Posted: February 15th, 2012

Today we woke up to a foot of freshly fallen snow. If there is one thing that we are realizing, consistency is nearly impossible with shooting in this climate and season. The light can change drastically in 5 minutes, and the appearance of a river can turn into a field with a fresh snowfall.

Our day of tests shots was not what we had planned. We had expected to be drilling into the ice and making pools of water along the inlet. Instead we realized that in order to do this, we had to first uncover the snow to reveal that the ice was even there for the camera.

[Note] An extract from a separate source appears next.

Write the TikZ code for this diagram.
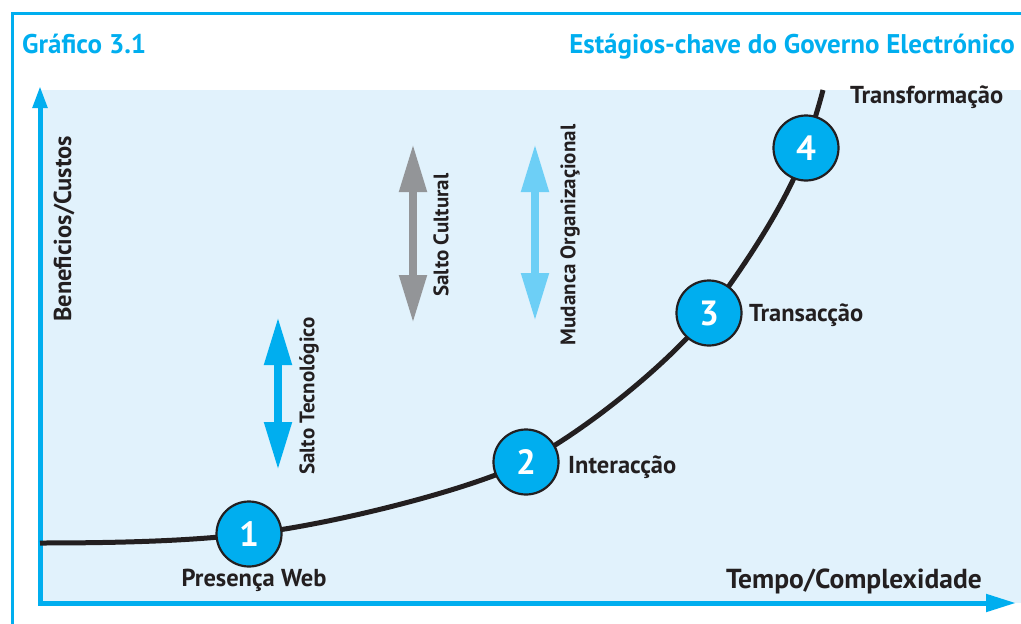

This act of clearing proved to be more interesting than expected.

sweeping action 1

There is something strange about walking on the ice in the snow. The snow gives a confidence- mentally the ice becomes more like land, and you are willing to travel further than you would otherwise. At the same time, the snow adds an insecurity, there is no way to see what is under your feet. There is a constant negotiation between these two states.

We grabbed a broom off of Helena’s porch to sweep the snow off the ice in the spots we were planning to drill. Intuitively Mary started using it to poke at the surface, to listen for the density of the ice.

Sweeping the Floor

When we went to drill the holes we found that our ice drill (isborr) was not working properly. It just wouldn’t cut in the ice. We can’t understand why, it was working fine 2 days ago. The only thing that has changed is that there is much more snow on the ice.

For the first time today we also saw a ship passing by on the horizon. Further out on the ice, (closer to the open sea) there are carved shipping lanes for the ships to travel back and forth from the harbor. We realized that we could get the schedule of the ships crossing, and also potentially incorporate that into our piece. Tomorrow we will talk to the Harbor Master!

So we weren’t able to drill today, but we did discover a new component to the action that we didn’t expect. The act of clearing snow is also a kind of mark making- it is also a kind of investigation of the surface, and claiming a space for action.

Making Paths

Tomorrow we are going to try to locate another isborr from a local fishing shop, to see if it is the tool that is the problem. We feel like it is necessary to see the water come to the surface for us to make a plan. Overall though, today we found shots we like and a direction that we are excited about.